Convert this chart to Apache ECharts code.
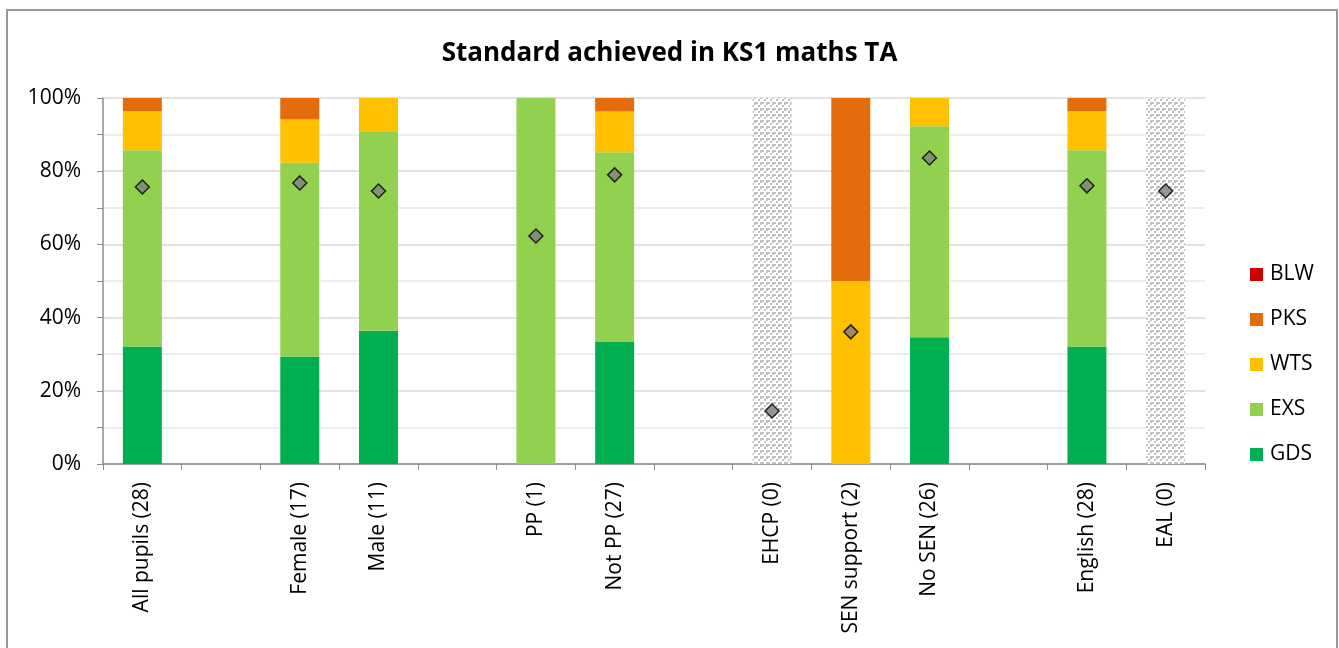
<!DOCTYPE html>
<html>
<head>
<meta charset="utf-8">
<script src="https://cdn.jsdelivr.net/npm/echarts@6/dist/echarts.min.js"></script>
<style>
  html, body { margin: 0; padding: 0; background: #fff; }
  #chart { width: 1339px; height: 648px; }
</style>
</head>
<body>
<div id="chart"></div>
<script>
// categories (blank slots are the gaps between groups)
const categories = ['All pupils (28)', ' ', 'Female (17)', 'Male (11)', '  ', 'PP (1)', 'Not PP (27)', '   ',
  'EHCP (0)', 'SEN support (2)', 'No SEN (26)', '    ', 'English (28)', 'EAL (0)']

// percentages per standard
const gds = [32.1, '-', 29.4, 36.4, '-', 0, 33.3, '-', 0, 0, 34.6, '-', 32.1, 0]
const exs = [53.6, '-', 52.9, 54.5, '-', 100, 51.9, '-', 0, 0, 57.7, '-', 53.6, 0]
const wts = [10.7, '-', 11.8, 9.1, '-', 0, 11.1, '-', 0, 50, 7.7, '-', 10.7, 0]
const pks = [3.6, '-', 5.9, 0, '-', 0, 3.7, '-', 0, 50, 0, '-', 3.6, 0]
const blw = [0, '-', 0, 0, '-', 0, 0, '-', 0, 0, 0, '-', 0, 0]

// groups with no pupils (shaded)
const noPupils = ['-', '-', '-', '-', '-', '-', '-', '-', 100, '-', '-', '-', '-', 100]

// comparison markers
const comparison = [75.7, '-', 76.8, 74.6, '-', 62.3, 79.0, '-', 14.5, 36.1, 83.6, '-', 76.0, 74.6]

const colors = { BLW: '#cc0000', PKS: '#e46c0a', WTS: '#ffc000', EXS: '#92d050', GDS: '#00b050' }

// dotted grey fill for empty groups
function makePattern() {
  const c = document.createElement('canvas')
  c.width = 6
  c.height = 6
  const ctx = c.getContext('2d')
  ctx.fillStyle = '#fff'
  ctx.fillRect(0, 0, 6, 6)
  ctx.fillStyle = '#c0c0c0'
  ctx.fillRect(0, 0, 2, 2)
  ctx.fillRect(2, 3, 2, 2)
  ctx.fillRect(4, 0, 2, 3)
  return c
}

const font = '"Open Sans", "Noto Sans", sans-serif'
const chart = echarts.init(document.getElementById('chart'))

function stackSeries(name, data) {
  return {
    name: name,
    type: 'bar',
    stack: 'std',
    barWidth: 39,
    data: data,
    itemStyle: { color: colors[name] },
    z: 3
  }
}

chart.setOption({
  animation: false,
  textStyle: { fontFamily: font },
  title: {
    text: 'Standard achieved in KS1 maths TA',
    left: 'center',
    top: 36,
    textStyle: { fontSize: 26, fontWeight: 'bold', color: '#000', fontFamily: font }
  },
  graphic: [{
    type: 'rect',
    shape: { x: 7, y: 10, width: 1330, height: 700 },
    style: { fill: 'none', stroke: '#999', lineWidth: 2 },
    silent: true
  }],
  legend: {
    orient: 'vertical',
    left: 1245,
    top: 259,
    itemWidth: 13,
    itemHeight: 13,
    itemGap: 24,
    icon: 'rect',
    data: ['BLW', 'PKS', 'WTS', 'EXS', 'GDS'],
    textStyle: { fontSize: 21, color: '#000', fontFamily: font, padding: [0, 0, 0, 2] }
  },
  grid: { left: 103, right: 134, top: 98, bottom: 184, containLabel: false },
  xAxis: {
    type: 'category',
    data: categories,
    axisLine: { lineStyle: { color: '#8c8c8c', width: 1.5 } },
    axisTick: { show: true, interval: 0, length: 6, lineStyle: { color: '#8c8c8c' } },
    axisLabel: { interval: 0, rotate: 90, fontSize: 21, color: '#000', margin: 18, fontFamily: font }
  },
  yAxis: {
    type: 'value',
    min: 0,
    max: 100,
    interval: 20,
    axisLine: { show: true, lineStyle: { color: '#8c8c8c', width: 1.5 } },
    axisTick: { show: true, length: 6, lineStyle: { color: '#8c8c8c' } },
    minorTick: { show: true, splitNumber: 2, length: 6, lineStyle: { color: '#8c8c8c' } },
    splitLine: { lineStyle: { color: '#d9d9d9', width: 1.5 } },
    minorSplitLine: { show: true, lineStyle: { color: '#e8e8e8', width: 1.5 } },
    axisLabel: { formatter: '{value}%', fontSize: 21, color: '#000', margin: 22, fontFamily: font }
  },
  series: [
    {
      name: 'none',
      type: 'bar',
      barWidth: 39,
      barGap: '-100%',
      data: noPupils,
      itemStyle: { color: { image: makePattern(), repeat: 'repeat' } },
      z: 2
    },
    stackSeries('GDS', gds),
    stackSeries('EXS', exs),
    stackSeries('WTS', wts),
    stackSeries('PKS', pks),
    stackSeries('BLW', blw),
    {
      name: 'comparison',
      type: 'scatter',
      symbol: 'diamond',
      symbolSize: 14,
      data: comparison,
      itemStyle: { color: '#7f7f7f', borderColor: '#000', borderWidth: 1.5 },
      z: 5
    }
  ]
})
</script>
</body>
</html>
━━━━━━
What the task asks: Write out the data precisely as given, excluding the pictures.

Reply to the task:
Convert this chart to Apache ECharts code.
<!DOCTYPE html>
<html>
<head>
<meta charset="utf-8">
<script src="https://cdn.jsdelivr.net/npm/echarts@6/dist/echarts.min.js"></script>
<style>
  html, body { margin: 0; padding: 0; background: #fff; }
  #chart { width: 1339px; height: 648px; }
</style>
</head>
<body>
<div id="chart"></div>
<script>
// categories (blank slots are the gaps between groups)
const categories = ['All pupils (28)', ' ', 'Female (17)', 'Male (11)', '  ', 'PP (1)', 'Not PP (27)', '   ',
  'EHCP (0)', 'SEN support (2)', 'No SEN (26)', '    ', 'English (28)', 'EAL (0)']

// percentages per standard
const gds = [32.1, '-', 29.4, 36.4, '-', 0, 33.3, '-', 0, 0, 34.6, '-', 32.1, 0]
const exs = [53.6, '-', 52.9, 54.5, '-', 100, 51.9, '-', 0, 0, 57.7, '-', 53.6, 0]
const wts = [10.7, '-', 11.8, 9.1, '-', 0, 11.1, '-', 0, 50, 7.7, '-', 10.7, 0]
const pks = [3.6, '-', 5.9, 0, '-', 0, 3.7, '-', 0, 50, 0, '-', 3.6, 0]
const blw = [0, '-', 0, 0, '-', 0, 0, '-', 0, 0, 0, '-', 0, 0]

// groups with no pupils (shaded)
const noPupils = ['-', '-', '-', '-', '-', '-', '-', '-', 100, '-', '-', '-', '-', 100]

// comparison markers
const comparison = [75.7, '-', 76.8, 74.6, '-', 62.3, 79.0, '-', 14.5, 36.1, 83.6, '-', 76.0, 74.6]

const colors = { BLW: '#cc0000', PKS: '#e46c0a', WTS: '#ffc000', EXS: '#92d050', GDS: '#00b050' }

// dotted grey fill for empty groups
function makePattern() {
  const c = document.createElement('canvas')
  c.width = 6
  c.height = 6
  const ctx = c.getContext('2d')
  ctx.fillStyle = '#fff'
  ctx.fillRect(0, 0, 6, 6)
  ctx.fillStyle = '#c0c0c0'
  ctx.fillRect(0, 0, 2, 2)
  ctx.fillRect(2, 3, 2, 2)
  ctx.fillRect(4, 0, 2, 3)
  return c
}

const font = '"Open Sans", "Noto Sans", sans-serif'
const chart = echarts.init(document.getElementById('chart'))

function stackSeries(name, data) {
  return {
    name: name,
    type: 'bar',
    stack: 'std',
    barWidth: 39,
    data: data,
    itemStyle: { color: colors[name] },
    z: 3
  }
}

chart.setOption({
  animation: false,
  textStyle: { fontFamily: font },
  title: {
    text: 'Standard achieved in KS1 maths TA',
    left: 'center',
    top: 36,
    textStyle: { fontSize: 26, fontWeight: 'bold', color: '#000', fontFamily: font }
  },
  graphic: [{
    type: 'rect',
    shape: { x: 7, y: 10, width: 1330, height: 700 },
    style: { fill: 'none', stroke: '#999', lineWidth: 2 },
    silent: true
  }],
  legend: {
    orient: 'vertical',
    left: 1245,
    top: 259,
    itemWidth: 13,
    itemHeight: 13,
    itemGap: 24,
    icon: 'rect',
    data: ['BLW', 'PKS', 'WTS', 'EXS', 'GDS'],
    textStyle: { fontSize: 21, color: '#000', fontFamily: font, padding: [0, 0, 0, 2] }
  },
  grid: { left: 103, right: 134, top: 98, bottom: 184, containLabel: false },
  xAxis: {
    type: 'category',
    data: categories,
    axisLine: { lineStyle: { color: '#8c8c8c', width: 1.5 } },
    axisTick: { show: true, interval: 0, length: 6, lineStyle: { color: '#8c8c8c' } },
    axisLabel: { interval: 0, rotate: 90, fontSize: 21, color: '#000', margin: 18, fontFamily: font }
  },
  yAxis: {
    type: 'value',
    min: 0,
    max: 100,
    interval: 20,
    axisLine: { show: true, lineStyle: { color: '#8c8c8c', width: 1.5 } },
    axisTick: { show: true, length: 6, lineStyle: { color: '#8c8c8c' } },
    minorTick: { show: true, splitNumber: 2, length: 6, lineStyle: { color: '#8c8c8c' } },
    splitLine: { lineStyle: { color: '#d9d9d9', width: 1.5 } },
    minorSplitLine: { show: true, lineStyle: { color: '#e8e8e8', width: 1.5 } },
    axisLabel: { formatter: '{value}%', fontSize: 21, color: '#000', margin: 22, fontFamily: font }
  },
  series: [
    {
      name: 'none',
      type: 'bar',
      barWidth: 39,
      barGap: '-100%',
      data: noPupils,
      itemStyle: { color: { image: makePattern(), repeat: 'repeat' } },
      z: 2
    },
    stackSeries('GDS', gds),
    stackSeries('EXS', exs),
    stackSeries('WTS', wts),
    stackSeries('PKS', pks),
    stackSeries('BLW', blw),
    {
      name: 'comparison',
      type: 'scatter',
      symbol: 'diamond',
      symbolSize: 14,
      data: comparison,
      itemStyle: { color: '#7f7f7f', borderColor: '#000', borderWidth: 1.5 },
      z: 5
    }
  ]
})
</script>
</body>
</html>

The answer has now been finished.